HampusA wrote: gridwalker wrote:
HampusA wrote:"Extremely lucky" No i don´t believe in luck and neither should F1 teams.
Read what I wrote : I explained how "extremely lucky" is shorthand for a statistical anomaly.
HampusA wrote:If Kubica would have cut his both feet of hitting the concrete they would again have to rethink safety, but they didn´t. Why? Well Kubica was pretty much ok and both feet were still there.
Actually, they implemented safety fencing along the walls that flipped Kubica in Canada (last line of this article : http://www.formula1.com/news/features/2008/6/7876.html
) but the safety features that protected his head and neck were implemented in the years following Senna's crash. So, some safety measures were improved in the wake of Kubica's crash, but there are only so many steps that can be taken due to the law of diminishing returns.
You cannot just look at the final outcome (suspension puncturing a helmet) and draw conclusions, but you need to find the root cause of the incident to minimise the chance of a freak occurrence happening again!
HampusA wrote:And don´t tell me i have no respect for the people that died, i have no idea how you even can say such a thing.
I didn't say you had no
respect, just that they deserve more respect than is attributed by describing the circumstances of their death as "normal".
Can I ask if you were watching F1 in the mid 90s, or did you start watching more recently?
Safety fencing wont do much against feet getting crushed against a concrete wall though.
Root of the accident... Hmm assuming it was the tires, should they after every safety car period, take the car into pits, dissasemble the car, analyse the tires. Check the steering rack aswell?
--- happens when you least expect it, freak accidents like Sennas death does aswell. Or did. Still i don´t think we have seen the last death in F1. I honestly hope not but some things can still happen.
Did anyone demand safer helmets after Massa got knocked out? Can´t remember that because it was a freak accident.
Again, i NEVER said their death was normal so stop putting words into my mouth. I said crashes are normal even to this day and age.
Can i ask if it really matters? I think it doesn´t because it´s irrelevant. I honestly think you are miss understanding the whole point of what i´m saying and then write an A4 of stuff that really has nothing to do with what i´m trying to say.

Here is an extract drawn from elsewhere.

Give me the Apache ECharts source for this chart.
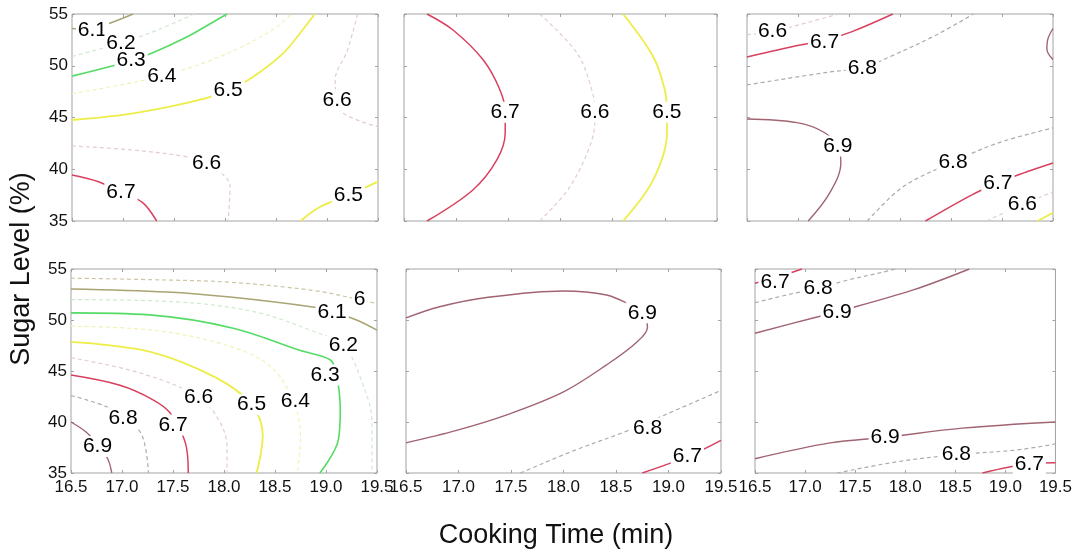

Actually, I am trying to work out what you really ARE trying to say, because you keep arguing against points that I haven't made.
The reason why I am asking about when you started watching is because I want to know if your perception of "normal" is based on your own experiences and memories, or whether you are basing it on reports, videos and highlight reels : this really does make a difference to how you view these events.
Back in 94, I'd been watching F1 for 7 years and back then I never wrote off any crash as "normal". I'd seen cars go up in flames, backs broken and feet smashed, but hadn't witnessed death on-screen until that day. At no point did I think "he'll be ok, it's normal" : every incident could have had potentially dire consequences and I always remembered that ... As a teenage boy, it was a big part of the excitement.
The changes that have been made since that day have dramatically increased safety, to the point where drivers routinely walk away from what would have been career-ending crashes.
Having watched many potential stars get crippled before their time, I always remember how fortunate modern drivers are to be using the latest generation of equipment. To describe any single incident as "normal" involves taking modern safety standards completely for granted : Sure, there weren't many deaths back then, but death isn't the only thing that can wreck lives.
The fact that you are only citing modern examples indicates that you are too young to remember Senna's death. I still remember watching Mansell break his back in 1987 :
I also watched Berger crasn'n'burn at the same corner that took Senna's life :
Both of these drivers made a full recovery, but they were the fortunate ones. If you don't remember the days when every crash could leave you crippled or worse, your perceptions of what can be considered "normal" for the day will be viewed through a very rosy filter.
This is why I take such an objection to your use of that word : it isn't that you think "death" is normal, it is that you are assuming that viewers took the same relaxed attitude towards the crashes back then as we do now. The fact that even injuries have become a rarity is indicative of how far we have moved.
In one way, it is great that viewers can take driver safety for granted, as it shows how far things have come. Conversely, we now run the risk of falling into the trap of complacency that claimed those lives at Imola.